Australian supermarkets. Images: AAP

Australia’s favourite supermarket has been revealed, with German supermarket Aldi yet again taking home the title.

This marks the seventh time in nine years that Aldi has won Canstar’s supermarket review, with Foodland winning in the other two years.

Aldi won five stars in overall satisfaction, while IGA, Coles, Woolworths and Foodland all scored four stars.

However, Aldi fell slightly short in terms of customer service and accessibility of staff, scoring only three stars.

That could have something to do with Aldi’s notoriously speedy, and for some customers - stressful - checkout service.

Aldi also scored four stars for layout and store presentation and for variety of products.

But the German giant scored five stars on all other metrics including value for money, freshness of fruit, vegetables and meat, deals and specials and quality of private label products.

The ratings come as Coles and Woolworths attempt to find new ways to bring customers in store with collectible toys and new products.

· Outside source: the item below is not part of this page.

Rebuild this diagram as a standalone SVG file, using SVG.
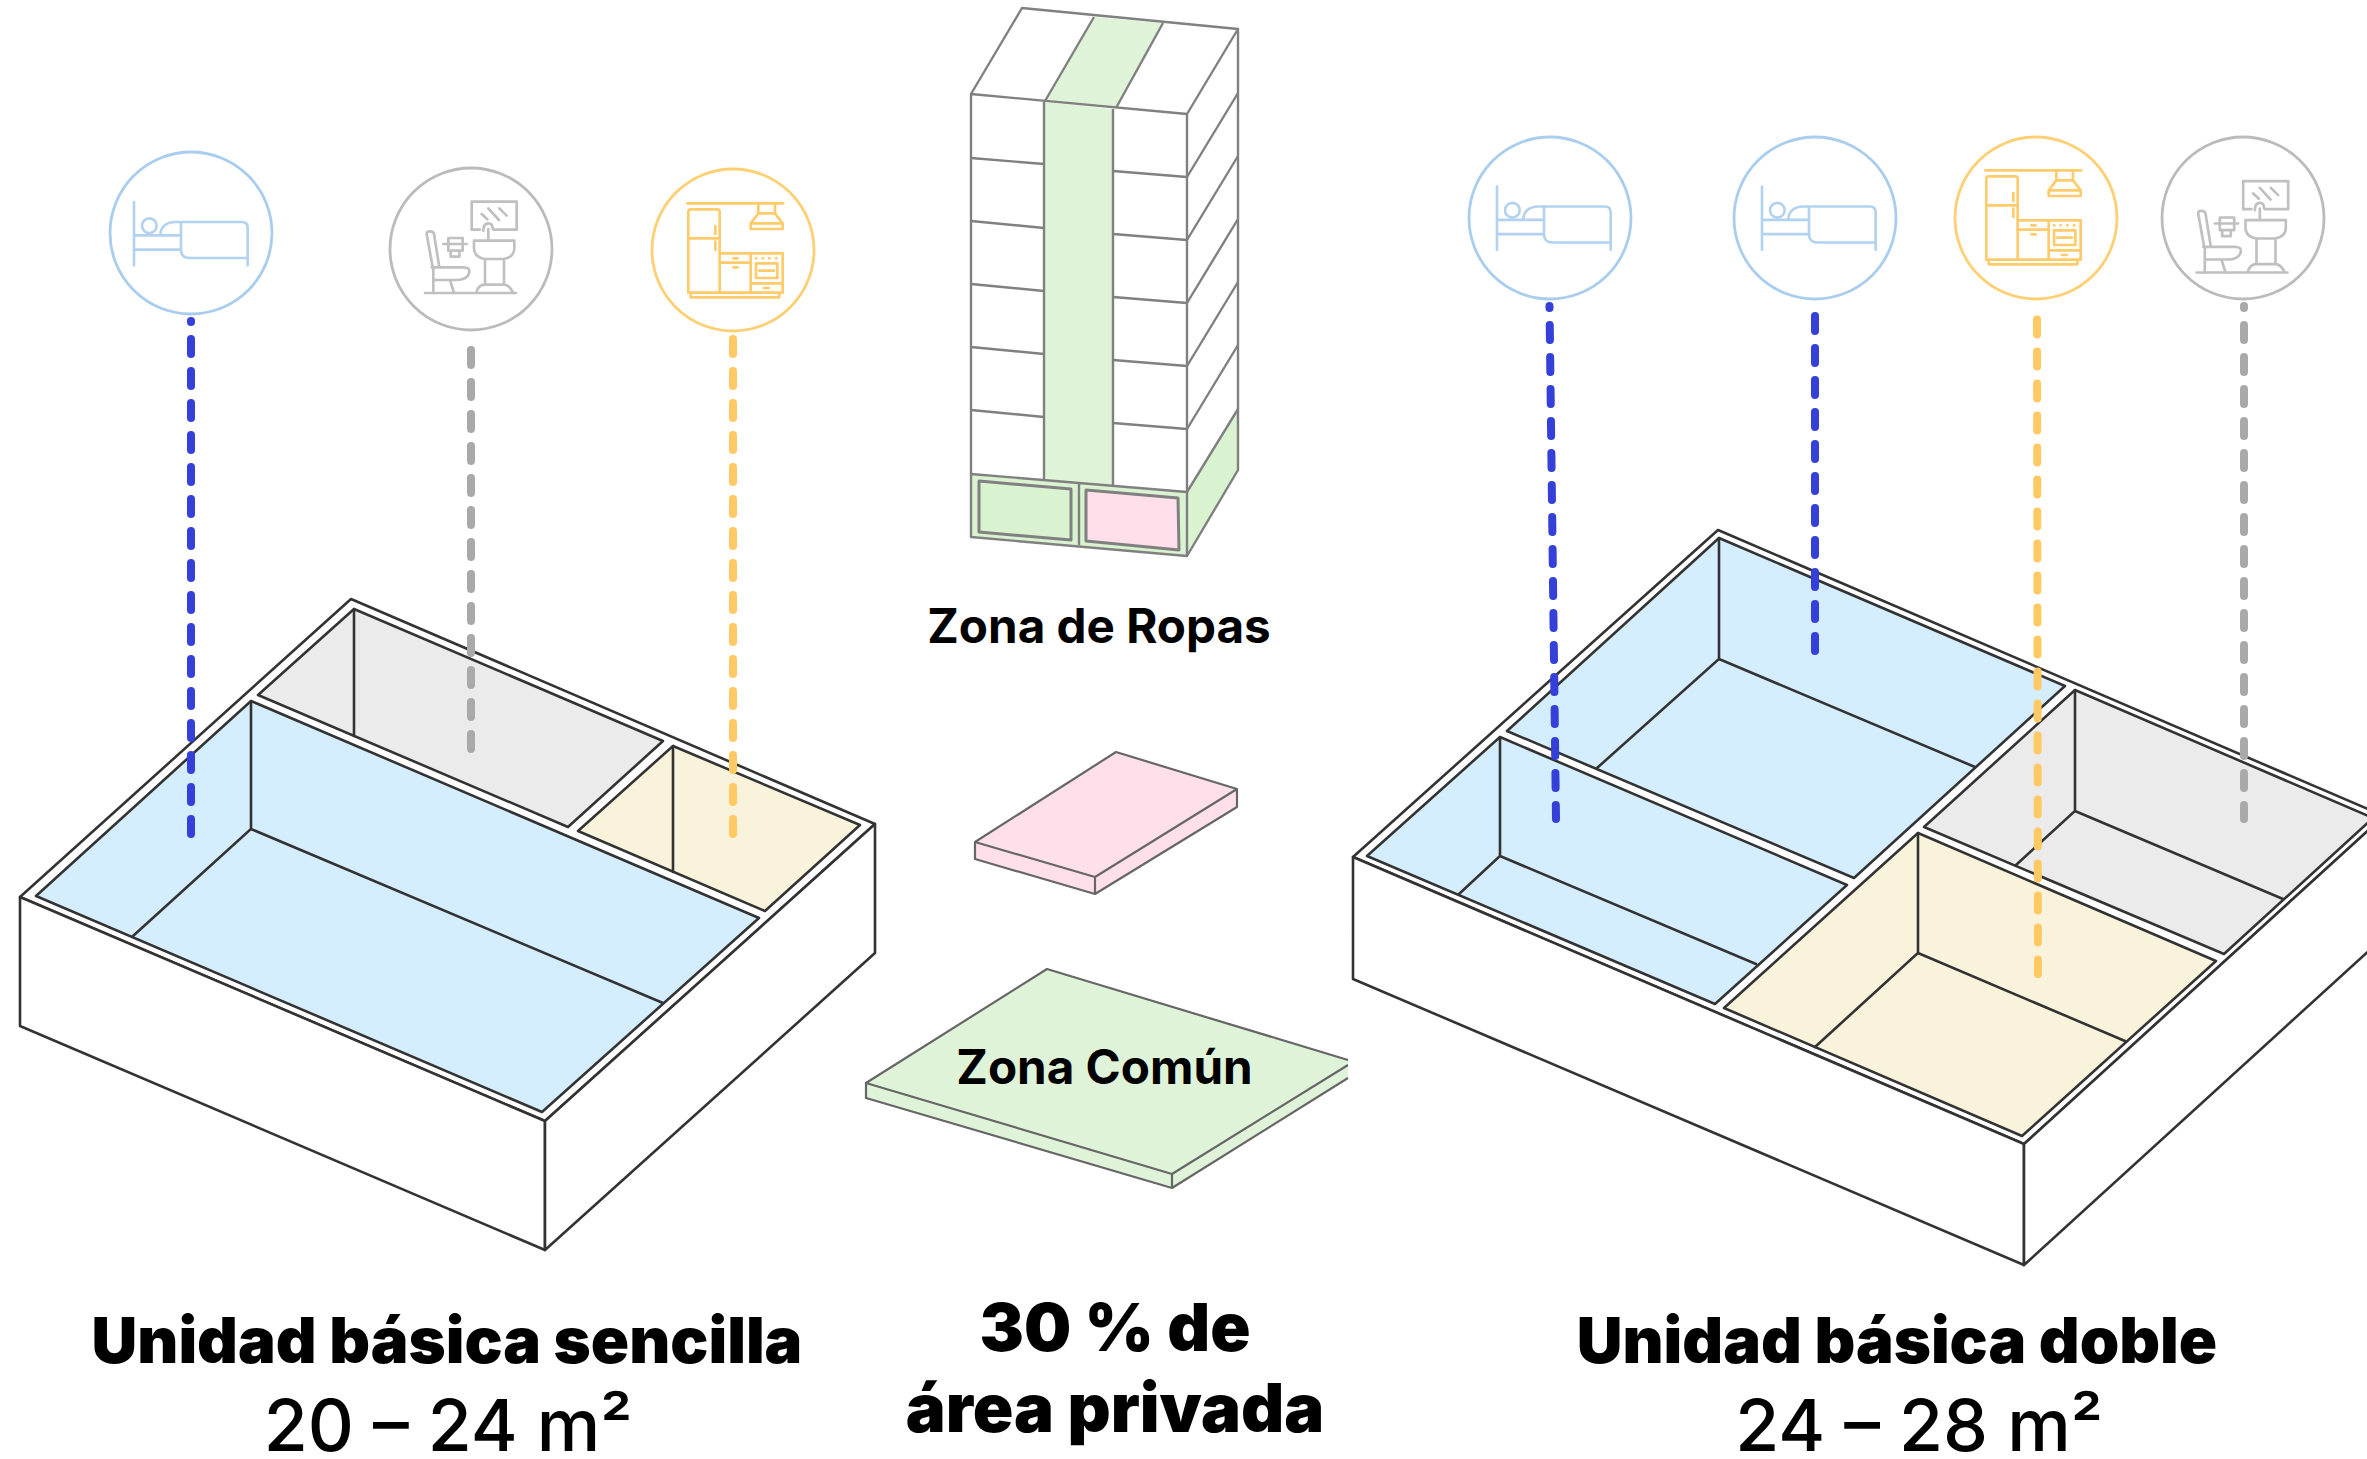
<svg xmlns="http://www.w3.org/2000/svg" width="2367" height="1459" viewBox="0 0 2367 1459">
<style>
.box{fill:#fff;stroke:#333;stroke-width:2.6;stroke-linejoin:round}
.ln{fill:none;stroke:#333;stroke-width:2.6;stroke-linecap:round}
.blue{fill:#d5eeff}.gray{fill:#ebebeb}.yel{fill:#faf3dc}
.tw{fill:none;stroke:#808080;stroke-width:2.4;stroke-linejoin:round}
.gr{fill:#dff3d8}.gr2{fill:#d9f2d0}.pk{fill:#ffe0ea}
.slab{fill:none;stroke:#666;stroke-width:2.2;stroke-linejoin:round}
.ci{fill:#fff;stroke-width:2.8}
.cb{stroke:#a9cdee}.cg{stroke:#bbbbbb}.cy{stroke:#ffcf73}
.ic{fill:none;stroke-width:8;stroke-linecap:round;stroke-linejoin:round}
.dash{fill:none;stroke-width:8;stroke-linecap:round;stroke-dasharray:15 17}
.t{font-family:Inter,"Liberation Sans",sans-serif;fill:#000}
.h{font-weight:900}
.s{font-weight:500;font-size:71.500px}
.l{font-weight:700;font-size:47.600px}
</style>
<defs>
<g id="bed" class="ic" stroke="#b3d2ef" transform="scale(0.3333) translate(-272,-265)">
<path d="M101 172V362M101 272H242M101 315H242M180 272C180 245 200 232 225 232H425Q442 232 442 250V362M242 232V315Q242 340 268 340H442"/>
<circle cx="147" cy="243" r="22"/>
</g>
<g id="bath" class="ic" stroke="#c0c0c0" transform="scale(0.3333) translate(-273,-265)">
<path d="M300 207H275V123H410V207H340M305 160L322 176M325 143L357 178M358 143L380 165M310 210Q310 188 325 188Q338 188 338 205M325 205V240M282 240H403V262Q403 290 370 295H315Q282 290 282 262ZM315 295V372M372 295V372M288 397Q295 372 315 372H372Q388 372 400 397M135 397H408"/>
<path d="M158 320L140 220Q140 212 150 212Q160 212 162 220L178 320M155 320H250Q270 320 268 335Q262 358 230 358H160M160 320V397M210 358L222 397M190 250H260M205 232H248V270H205ZM212 270H238V288H212Z"/>
</g>
<g id="kit" class="ic" stroke="#ffcb6b" transform="scale(0.3333) translate(-279,-270)">
<path d="M142 130H430M355 130V160L332 190V207H428V190L405 160V130M355 160H405M332 190H428M145 398V155Q145 148 152 148H232Q239 148 239 155V398M145 235H239M226 198V222M226 245V270"/>
<path d="M239 280H428V398M239 308H332M332 280V398M335 370H428M348 295H349M368 295H369M388 295H389M408 295H409M348 310H412V354H348ZM358 332H402M280 295H293M280 322H293M372 384H386M145 398H428M152 398V412H418V398"/>
</g>
</defs>
<rect width="2367" height="1459" fill="#fff"/>

<g id="box-sencilla">
<polygon class="box" points="351,599 875,824 545,1121 20,897"/>
<polygon class="box" points="20,897 545,1121 545,1250 20,1026"/>
<polygon class="box" points="545,1121 875,824 875,953 545,1250"/>
<polygon class="box gray" points="258,695 354,609 663,741 568,827"/>
<polygon class="box yel" points="578,831 673,746 860,825 765,911"/>
<polygon class="box blue" points="36,896 251,701 759,918 542,1112"/>
<path class="ln" d="M354 609V736M673 746V872M251 701V829L133 936M251 829L663 1003"/>
</g>

<g id="box-doble">
<polygon class="box" points="1718,530 2384,816 2024,1144 1353,857"/>
<polygon class="box" points="1353,857 2024,1144 2024,1265 1353,979"/>
<polygon class="box" points="2024,1144 2384,816 2384,937 2024,1265"/>
<polygon class="box blue" points="1507,731 1719,538 2065,686 1854,878"/>
<polygon class="box blue" points="1367,856 1500,737 1847,885 1715,1004"/>
<polygon class="box gray" points="1924,827 2075,690 2373,818 2224,954"/>
<polygon class="box yel" points="1724,1008 1918,833 2216,961 2022,1136"/>
<path class="ln" d="M1719 538V659L1597 768M1719 659L1975 767M1500 737V856L1459 894M1500 856L1756 964M2075 690V811L2016 865M2075 811L2283 899M1918 833V953L1815 1047M1918 953L2125 1041"/>
</g>

<g id="tower">
<polygon fill="#fff" points="1022,8 1238,29 1238,470 1187,556 971,537 971,94"/>
<polygon class="gr" points="1094,17 1163,23 1116,108 1045,101"/>
<polygon class="gr" points="1044,102 1113,109 1113,485 1044,480"/>
<polygon class="gr2" points="971,474 1187,492 1187,556 971,537"/>
<polygon class="gr2" points="1187,492 1238,409 1238,470 1187,556"/>
<polygon class="gr2" points="978,480 1071,488 1071,540 978,532"/>
<polygon class="pk" points="1086,489 1178,497 1179,550 1086,540"/>
<path class="tw" d="M1022 8L1238 29V470L1187 556L971 537V94ZM971 94L1187 114V556M1022 8L971 94M1238 29L1187 114M1094 17L1045 101M1163 23L1116 108M1044 102V480M1113 109V485"/>
<path class="tw" d="M971 158L1044 164M971 221L1044 228M971 284L1044 291M971 347L1044 354M971 410L1044 417M971 474L1187 492M1113 171L1187 177M1113 234L1187 240M1113 297L1187 303M1113 360L1187 366M1113 423L1187 429M1187 177L1238 93M1187 240L1238 156M1187 303L1238 219M1187 366L1238 282M1187 429L1238 345M1187 492L1238 409M1079 483V545"/>
<path class="tw" style="stroke-width:3" d="M979 481L1071 489V540L979 532ZM1086 490L1178 498L1179 550L1086 541Z"/>
</g>

<g id="slab-ropas">
<polygon class="pk" points="1116,752 1237,789 1237,807 1095,894 975,859 975,842"/>
<path class="slab" d="M1116 752L1237 789V807L1095 894L975 859V842ZM975 842L1095 877L1237 789M1095 877V894"/>
</g>

<g id="slab-comun">
<polygon class="gr" points="1047,969 1348,1060 1348,1078 1172,1188 866,1098 866,1083"/>
<path class="slab" d="M1348 1060L1047 969L866 1083V1098L1172 1188L1348 1078M866 1083L1172 1174L1348 1065M1172 1174V1188"/>
</g>

<g id="node-bed-1"><circle class="ci cb" cx="191" cy="233" r="81"/><use href="#bed" x="191" y="233"/></g>
<g id="node-bath-1"><circle class="ci cg" cx="471" cy="249" r="81"/><use href="#bath" x="471" y="249"/></g>
<g id="node-kit-1"><circle class="ci cy" cx="733" cy="250" r="81"/><use href="#kit" x="733" y="250"/></g>
<g id="node-bed-2"><circle class="ci cb" cx="1550" cy="218" r="81"/><use href="#bed" x="1554" y="217.500"/></g>
<g id="node-bed-3"><circle class="ci cb" cx="1815" cy="218" r="81"/><use href="#bed" x="1819" y="217.500"/></g>
<g id="node-kit-2"><circle class="ci cy" cx="2036" cy="218" r="81"/><use href="#kit" x="2031" y="217"/></g>
<g id="node-bath-2"><circle class="ci cg" cx="2243" cy="218" r="81"/><use href="#bath" x="2242.500" y="228.500"/></g>

<g id="connectors">
<path class="dash" stroke="#3440d8" stroke-dashoffset="14" d="M191 321V835"/>
<path class="dash" stroke="#a9a9a9" d="M471 350V750"/>
<path class="dash" stroke="#ffc964" d="M733 339V835"/>
<path class="dash" stroke="#3440d8" stroke-dashoffset="13" d="M1549.500 306L1556 819"/>
<path class="dash" stroke="#3440d8" d="M1815 316V651"/>
<path class="dash" stroke="#ffc964" d="M2037 319.500L2038 974"/>
<path class="dash" stroke="#a9a9a9" stroke-dashoffset="13" d="M2244 306V819"/>
</g>

<g id="labels">
<text class="t l" x="1099" y="643" text-anchor="middle">Zona de Ropas</text>
<text class="t l" x="1104.500" y="1084" text-anchor="middle">Zona Común</text>
<text class="t h" font-size="63.300" x="447" y="1363" text-anchor="middle">Unidad básica sencilla</text>
<text class="t s" x="448" y="1451" text-anchor="middle">20 – 24 m²</text>
<text class="t h" font-size="66.500" x="1115" y="1351" text-anchor="middle">30 % de</text>
<text class="t h" font-size="67" x="1115" y="1432" text-anchor="middle">área privada</text>
<text class="t h" font-size="63.300" x="1897" y="1363" text-anchor="middle">Unidad básica doble</text>
<text class="t s" x="1919" y="1451" text-anchor="middle">24 – 28 m²</text>
</g>
</svg>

However, Aldi’s decision to focus on “Good, different” has won customers over, bringing customers in with its weekly - and often wacky - special buys collections.

And as Coles and Woolworths shoppers increasingly use self-service checkouts, Aldi has not made any moves to replace human operators.

Aldi has also made a commitment to reduce its plastic usage by 25 per cent by 2025, and has never offered single use plastic bags since it opened in Australia in 2001.

“The reason why Australians choose to shop with us remains the same. We are the leader on price, continuing to save shoppers money while offering the highest quality products. It is a proud moment for us to be recognised for these efforts," Oliver Bongardt, managing director of corporate buying, ALDI Australia said.

According to Canstar’s analysis of 2,897 adults, shoppers care the most about value for money followed by the freshness of meat, vegetables and fruit, and customer service.

However, customers are the most frustrated by queues at the checkout, sold-out or unavailable items, other customers blocking the way, self-service machines and having to bring their shopping bags.

Checkout operators talking to much also cause some shoppers’ frustration, as does trying to find a car park and people using the wrong lane - for example taking 20 items into a 10 item shopping lane.